> **Available data**:
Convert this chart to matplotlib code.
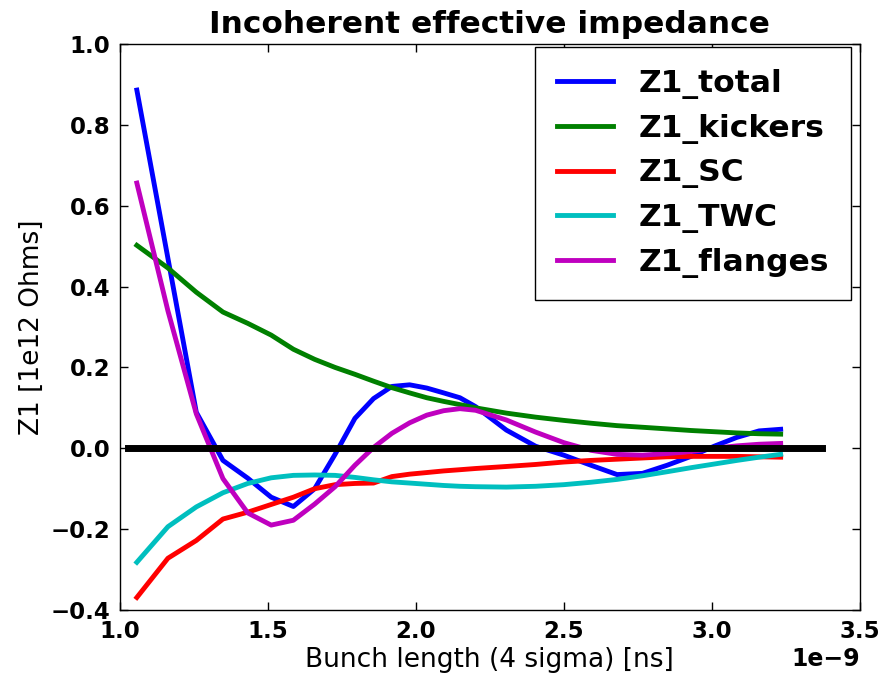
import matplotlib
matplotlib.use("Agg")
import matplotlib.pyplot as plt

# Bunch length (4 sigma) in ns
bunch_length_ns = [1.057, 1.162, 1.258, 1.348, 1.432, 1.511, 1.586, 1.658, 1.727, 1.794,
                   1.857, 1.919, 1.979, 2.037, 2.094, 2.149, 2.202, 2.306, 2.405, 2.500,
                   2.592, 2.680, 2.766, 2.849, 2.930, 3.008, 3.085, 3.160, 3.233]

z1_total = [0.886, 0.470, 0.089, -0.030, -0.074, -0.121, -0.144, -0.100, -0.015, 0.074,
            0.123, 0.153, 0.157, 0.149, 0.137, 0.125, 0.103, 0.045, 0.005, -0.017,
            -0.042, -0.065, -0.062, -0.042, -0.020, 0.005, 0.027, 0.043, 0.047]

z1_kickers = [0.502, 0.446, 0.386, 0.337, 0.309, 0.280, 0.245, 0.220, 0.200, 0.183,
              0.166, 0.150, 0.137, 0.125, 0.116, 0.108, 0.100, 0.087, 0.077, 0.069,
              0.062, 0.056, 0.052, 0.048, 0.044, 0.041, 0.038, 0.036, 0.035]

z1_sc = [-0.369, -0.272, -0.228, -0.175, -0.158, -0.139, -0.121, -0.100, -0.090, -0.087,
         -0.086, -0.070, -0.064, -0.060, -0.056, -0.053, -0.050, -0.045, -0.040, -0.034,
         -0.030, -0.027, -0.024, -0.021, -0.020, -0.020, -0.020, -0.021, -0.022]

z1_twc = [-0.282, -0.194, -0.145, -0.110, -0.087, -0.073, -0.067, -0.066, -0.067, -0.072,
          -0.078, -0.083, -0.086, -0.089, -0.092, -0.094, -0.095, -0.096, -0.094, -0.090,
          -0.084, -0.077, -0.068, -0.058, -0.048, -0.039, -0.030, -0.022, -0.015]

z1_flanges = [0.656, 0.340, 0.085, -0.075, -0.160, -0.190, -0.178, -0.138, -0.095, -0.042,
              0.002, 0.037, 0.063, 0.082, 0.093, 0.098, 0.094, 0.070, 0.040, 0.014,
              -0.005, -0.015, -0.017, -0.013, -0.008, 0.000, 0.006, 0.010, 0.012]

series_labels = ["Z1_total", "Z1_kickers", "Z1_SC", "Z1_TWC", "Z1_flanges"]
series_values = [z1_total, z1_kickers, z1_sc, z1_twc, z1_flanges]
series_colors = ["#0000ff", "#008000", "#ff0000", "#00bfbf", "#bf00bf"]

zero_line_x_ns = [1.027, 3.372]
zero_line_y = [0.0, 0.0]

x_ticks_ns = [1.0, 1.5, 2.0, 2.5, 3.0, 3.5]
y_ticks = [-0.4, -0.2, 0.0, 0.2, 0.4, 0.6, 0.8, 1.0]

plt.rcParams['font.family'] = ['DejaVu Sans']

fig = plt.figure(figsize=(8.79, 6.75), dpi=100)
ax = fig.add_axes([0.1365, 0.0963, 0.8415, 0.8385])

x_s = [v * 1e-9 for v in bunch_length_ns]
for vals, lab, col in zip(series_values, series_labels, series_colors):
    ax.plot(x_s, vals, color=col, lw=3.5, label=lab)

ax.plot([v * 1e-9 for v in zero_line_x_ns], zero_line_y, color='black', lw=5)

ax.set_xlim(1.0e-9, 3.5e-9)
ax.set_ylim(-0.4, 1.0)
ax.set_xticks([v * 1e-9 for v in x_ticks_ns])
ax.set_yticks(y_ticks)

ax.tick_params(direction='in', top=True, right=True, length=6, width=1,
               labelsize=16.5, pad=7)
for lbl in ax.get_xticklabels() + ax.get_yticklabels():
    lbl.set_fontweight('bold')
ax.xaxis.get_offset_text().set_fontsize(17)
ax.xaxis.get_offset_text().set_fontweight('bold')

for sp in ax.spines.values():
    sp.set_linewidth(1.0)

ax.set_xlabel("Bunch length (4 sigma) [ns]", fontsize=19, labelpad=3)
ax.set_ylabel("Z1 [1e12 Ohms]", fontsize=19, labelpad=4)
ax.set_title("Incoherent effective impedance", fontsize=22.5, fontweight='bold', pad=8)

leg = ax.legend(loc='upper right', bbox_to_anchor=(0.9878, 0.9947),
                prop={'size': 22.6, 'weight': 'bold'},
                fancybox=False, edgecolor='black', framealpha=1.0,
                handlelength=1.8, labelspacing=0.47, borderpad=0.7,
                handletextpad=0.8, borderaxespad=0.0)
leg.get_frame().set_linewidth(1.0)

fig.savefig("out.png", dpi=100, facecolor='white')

> **Task goal**: Without the pictures, please reproduce each line of the listing above exactly, from the first one through the line bearing "0.027, 0.043, 0.047]".

> **The reply**:
Convert this chart to matplotlib code.
import matplotlib
matplotlib.use("Agg")
import matplotlib.pyplot as plt

# Bunch length (4 sigma) in ns
bunch_length_ns = [1.057, 1.162, 1.258, 1.348, 1.432, 1.511, 1.586, 1.658, 1.727, 1.794,
                   1.857, 1.919, 1.979, 2.037, 2.094, 2.149, 2.202, 2.306, 2.405, 2.500,
                   2.592, 2.680, 2.766, 2.849, 2.930, 3.008, 3.085, 3.160, 3.233]

z1_total = [0.886, 0.470, 0.089, -0.030, -0.074, -0.121, -0.144, -0.100, -0.015, 0.074,
            0.123, 0.153, 0.157, 0.149, 0.137, 0.125, 0.103, 0.045, 0.005, -0.017,
            -0.042, -0.065, -0.062, -0.042, -0.020, 0.005, 0.027, 0.043, 0.047]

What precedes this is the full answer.